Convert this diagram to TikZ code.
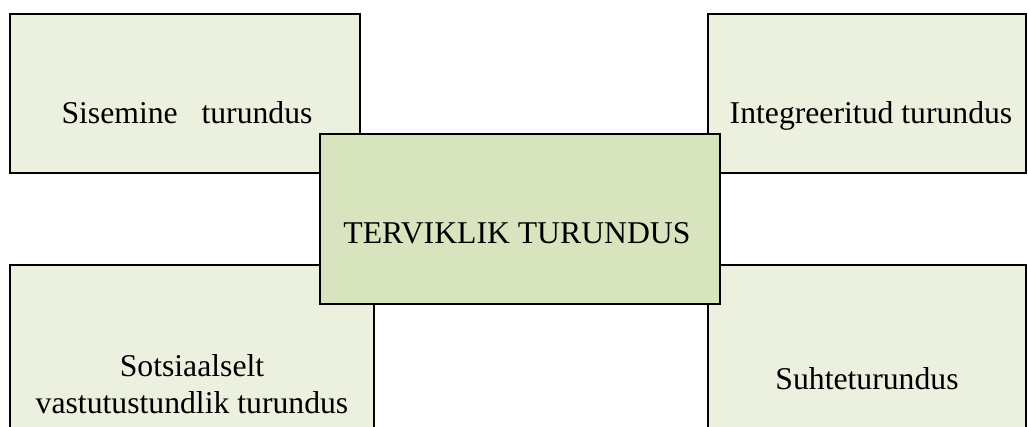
\documentclass[tikz,border=0pt]{standalone}
\usepackage{fontspec}
\setmainfont{Liberation Serif}
\definecolor{lightgr}{HTML}{EBF1DE}
\definecolor{midgr}{HTML}{D7E4BD}
\begin{document}
\begin{tikzpicture}[x=1pt,y=-1pt,
  box/.style={draw=black,line width=1.8pt,fill=lightgr,rectangle,inner sep=0pt},
  cbox/.style={box,fill=midgr},
  lbl/.style={anchor=base,inner sep=0pt,font=\fontsize{31.7}{37}\selectfont,align=center,text=black}]
\useasboundingbox (0,0) rectangle (1028,426);
\clip (0,0) rectangle (1028,426);
\node[box,minimum width=350pt,minimum height=159pt] (tl) at (185,93.5) {};
\node[box,minimum width=318pt,minimum height=159pt] (tr) at (867,93.5) {};
\node[box,minimum width=364pt,minimum height=190pt] (bl) at (192,360) {};
\node[box,minimum width=318pt,minimum height=190pt] (br) at (867,360) {};
\node[cbox,minimum width=400pt,minimum height=170pt] (c) at (520,219) {};
\node[lbl] (tlt) at (187,123) {Sisemine\hspace{0.75em}turundus};
\node[lbl] (trt) at (871,123) {Integreeritud turundus};
\node[lbl] (ct) at (517,243) {TERVIKLIK TURUNDUS};
\node[lbl] (blt1) at (192,376) {Sotsiaalselt};
\node[lbl] (blt2) at (192,413) {vastutustundlik turundus};
\node[lbl] (brt) at (867,389) {Suhteturundus};
\end{tikzpicture}
\end{document}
########################################
Copy the whole listing above word for word but do not carry over the pictures.

Convert this diagram to TikZ code.
\documentclass[tikz,border=0pt]{standalone}
\usepackage{fontspec}
\setmainfont{Liberation Serif}
\definecolor{lightgr}{HTML}{EBF1DE}
\definecolor{midgr}{HTML}{D7E4BD}
\begin{document}
\begin{tikzpicture}[x=1pt,y=-1pt,
  box/.style={draw=black,line width=1.8pt,fill=lightgr,rectangle,inner sep=0pt},
  cbox/.style={box,fill=midgr},
  lbl/.style={anchor=base,inner sep=0pt,font=\fontsize{31.7}{37}\selectfont,align=center,text=black}]
\useasboundingbox (0,0) rectangle (1028,426);
\clip (0,0) rectangle (1028,426);
\node[box,minimum width=350pt,minimum height=159pt] (tl) at (185,93.5) {};
\node[box,minimum width=318pt,minimum height=159pt] (tr) at (867,93.5) {};
\node[box,minimum width=364pt,minimum height=190pt] (bl) at (192,360) {};
\node[box,minimum width=318pt,minimum height=190pt] (br) at (867,360) {};
\node[cbox,minimum width=400pt,minimum height=170pt] (c) at (520,219) {};
\node[lbl] (tlt) at (187,123) {Sisemine\hspace{0.75em}turundus};
\node[lbl] (trt) at (871,123) {Integreeritud turundus};
\node[lbl] (ct) at (517,243) {TERVIKLIK TURUNDUS};
\node[lbl] (blt1) at (192,376) {Sotsiaalselt};
\node[lbl] (blt2) at (192,413) {vastutustundlik turundus};
\node[lbl] (brt) at (867,389) {Suhteturundus};
\end{tikzpicture}
\end{document}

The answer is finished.